I want respect as a serious runner, whether I ever run a marathon or not. At this point, the only reason I'd consider running a full marathon is to shut people up—and that's not a good reason to take on such a commitment.

Plenty of great, record-breaking, medal-winning runners have never laced up for a marathon. Would you tell Usain Bolt or Allyson Felix, who specialize in distances far shorter than 26.2 miles, that they aren't serious runners? I don't think so.

Let me be clear: I have nothing but respect for marathoners, ultra-marathoners, triathletes and the like. And I know plenty of marathoners who are accepting of anyone who wants to join their sport, no matter the distance they choose to run. But sadly, the guy at the cafe that morning wasn't the first to make those kinds of comments. A lot of times, the comments are even well-meaning, but they still come from a place of assuming you're just not ready for a full marathon yet.
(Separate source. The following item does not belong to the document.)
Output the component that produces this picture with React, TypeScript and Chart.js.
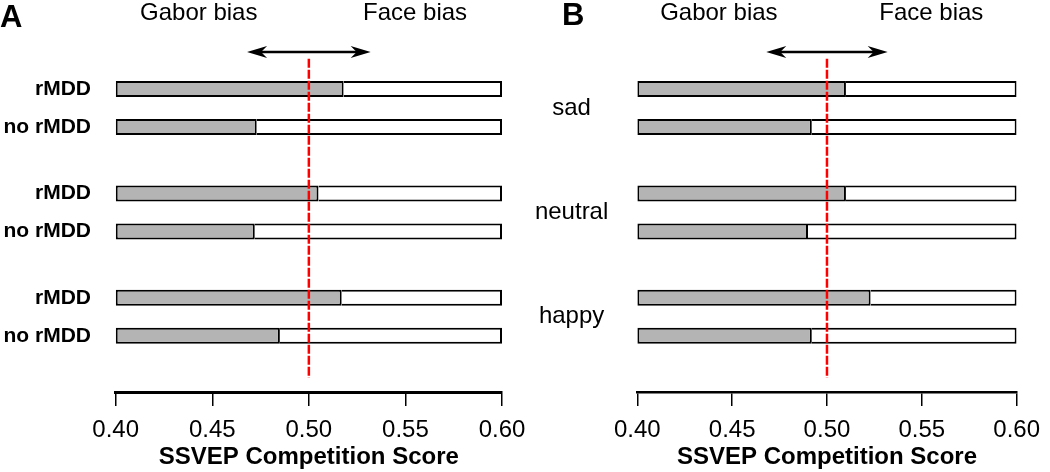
import React, { useEffect, useRef } from 'react';
import { Chart, registerables } from 'chart.js';
Chart.register(...registerables);

// ---- data ----
const rowLabelsA = ['rMDD', 'no rMDD'];
const rMDD_A = [0.518, 0.505, 0.517];
const noRMDD_A = [0.473, 0.472, 0.485];
const emotionsB = ['sad', 'neutral', 'happy'];
const upperB = [0.510, 0.510, 0.523];
const lowerB = [0.492, 0.490, 0.492];
const xTickValues = [0.40, 0.45, 0.50, 0.55, 0.60];
const biasLabels = ['Gabor bias', 'Face bias'];
const panelLetters = ['A', 'B'];
const axisTitle = 'SSVEP Competition Score';
const threshold = 0.5;
const xMin = 0.40;
const xMax = 0.60;

const FONT = "'Liberation Sans', Arial, sans-serif";
const GREY = '#b4b4b4';

Chart.defaults.font.family = FONT;
Chart.defaults.color = '#000';

function makeDatasets(top: number[], bottom: number[]) {
  const part = (vals: number[], stack: string, gabor: boolean) => ({
    label: stack + (gabor ? ' gabor' : ' face'),
    stack,
    data: vals.map((v, i) => ({ x: gabor ? [xMin, v] : [v, xMax], y: i })),
    backgroundColor: gabor ? GREY : '#ffffff',
    borderColor: '#000',
    borderWidth: gabor ? 2 : { top: 2, right: 2, bottom: 2, left: 0 },
    borderSkipped: false,
    categoryPercentage: 0.728,
    barPercentage: 0.42,
  });
  return [
    part(top, 'upper', true),
    part(top, 'upper', false),
    part(bottom, 'lower', true),
    part(bottom, 'lower', false),
  ];
}

function overlayPlugin(letter: string, letterX: number, letterBase: number) {
  return {
    id: 'overlay' + letter,
    afterDatasetsDraw(chart: any) {
      const { ctx, chartArea, scales } = chart;
      const x = scales.x;
      const xp = x.getPixelForValue(threshold);
      ctx.save();
      // red dashed reference line
      ctx.strokeStyle = '#ff0000';
      ctx.lineWidth = 2.5;
      ctx.setLineDash([9, 2]);
      ctx.beginPath();
      ctx.moveTo(xp, chartArea.top + 3);
      ctx.lineTo(xp, chartArea.bottom - 14);
      ctx.stroke();
      ctx.setLineDash([]);
      // double arrow
      const ay = 52;
      const x1 = x.getPixelForValue(threshold - 0.032);
      const x2 = x.getPixelForValue(threshold + 0.032);
      ctx.strokeStyle = '#000';
      ctx.fillStyle = '#000';
      ctx.lineWidth = 2.5;
      ctx.beginPath();
      ctx.moveTo(x1 + 8, ay);
      ctx.lineTo(x2 - 8, ay);
      ctx.stroke();
      const head = (tip: number, dir: number) => {
        ctx.beginPath();
        ctx.moveTo(tip, ay);
        ctx.lineTo(tip - dir * 20, ay - 6);
        ctx.lineTo(tip - dir * 14, ay);
        ctx.lineTo(tip - dir * 20, ay + 6);
        ctx.closePath();
        ctx.fill();
      };
      head(x2, 1);
      head(x1, -1);
      // bias labels
      ctx.font = `24px ${FONT}`;
      ctx.textAlign = 'center';
      ctx.textBaseline = 'alphabetic';
      ctx.fillText(biasLabels[0], x.getPixelForValue(threshold - 0.057), 20);
      ctx.fillText(biasLabels[1], x.getPixelForValue(threshold + 0.055), 20);
      // panel letter
      ctx.font = `bold 31px ${FONT}`;
      ctx.textAlign = 'left';
      ctx.fillText(letter, letterX, letterBase);
      ctx.restore();
    },
  };
}

function xScale(borderWidth: number) {
  return {
    type: 'linear',
    position: 'bottom',
    min: xMin,
    max: xMax,
    stacked: false,
    afterBuildTicks: (s: any) => {
      s.ticks = xTickValues.map((v) => ({ value: v }));
    },
    afterFit: (s: any) => {
      s.height = 80;
    },
    ticks: {
      callback: (v: any) => Number(v).toFixed(2),
      font: { size: 24 },
      color: '#000',
      padding: 10,
      autoSkip: false,
      maxRotation: 0,
    },
    grid: { drawOnChartArea: false, drawTicks: true, tickLength: 14, color: '#000', lineWidth: 1.5 },
    border: { display: true, color: '#000', width: borderWidth },
    title: {
      display: true,
      text: axisTitle,
      font: { size: 24, weight: 'bold' },
      color: '#000',
      padding: { top: 0, bottom: 0 },
    },
  };
}

function yScale(count: number, width: number, ticks: any) {
  return {
    type: 'linear',
    reverse: true,
    offset: false,
    min: -0.5,
    max: 2.72,
    afterBuildTicks: (s: any) => {
      s.ticks = Array.from({ length: count }, (_, i) => ({ value: i }));
    },
    afterFit: (s: any) => {
      s.width = width;
      s.paddingTop = 0;
      s.paddingBottom = 0;
    },
    ticks: { autoSkip: false, color: '#000', ...ticks },
    grid: { display: false, drawTicks: false, offset: false },
    border: { display: false },
  };
}

function baseOptions(rightPad: number, y: any, axisWidth: number) {
  return {
    indexAxis: 'y',
    animation: false,
    responsive: false,
    layout: { padding: { left: 0, right: rightPad, top: 55.8, bottom: 0 } },
    plugins: { legend: { display: false }, tooltip: { enabled: false } },
    scales: { x: xScale(axisWidth), y },
  };
}

function buildConfigA(): any {
  const opts: any = baseOptions(
    38,
    yScale(rMDD_A.length, 115.7, {
      callback: () => rowLabelsA,
      font: { size: 21, weight: 'bold', lineHeight: 38 / 21 },
      padding: 24.7,
    }),
    3
  );
  return {
    type: 'bar',
    data: { datasets: makeDatasets(rMDD_A, noRMDD_A) },
    options: opts,
    plugins: [overlayPlugin(panelLetters[0], 0, 27)],
  };
}

function buildConfigB(): any {
  const opts: any = baseOptions(
    31.7,
    yScale(emotionsB.length, 117.3, {
      callback: (v: any) => emotionsB[v],
      font: { size: 24 },
      crossAlign: 'center',
      padding: 29,
    }),
    2.5
  );
  return {
    type: 'bar',
    data: { datasets: makeDatasets(upperB, lowerB) },
    options: opts,
    plugins: [overlayPlugin(panelLetters[1], 42, 25)],
  };
}

export default function App() {
  const refA = useRef<HTMLCanvasElement>(null);
  const refB = useRef<HTMLCanvasElement>(null);
  useEffect(() => {
    const a = new Chart(refA.current as HTMLCanvasElement, buildConfigA());
    const b = new Chart(refB.current as HTMLCanvasElement, buildConfigB());
    return () => {
      a.destroy();
      b.destroy();
    };
  }, []);
  return (
    <div style={{ position: 'fixed', left: 0, top: 0, width: 1050, height: 472, background: '#fff' }}>
      <canvas ref={refA} width={540} height={472} style={{ position: 'absolute', left: 0, top: 0 }} />
      <canvas ref={refB} width={530} height={472} style={{ position: 'absolute', left: 520, top: 0 }} />
    </div>
  );
}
Hey, maybe I'm not ready for a full marathon—but I don't want to be. That half-marathon I was training for was the hardest course I've ever run, with miles and miles of hills, but I did great! I had no illusions of setting a PR. Instead, I set a modest goal of breaking 2:00—and finished in 1:57:57. And while I'd love to say, 'take that, coffee shop guy!,' at the end of the day, I just need to remember that I'm not running for anyone but me.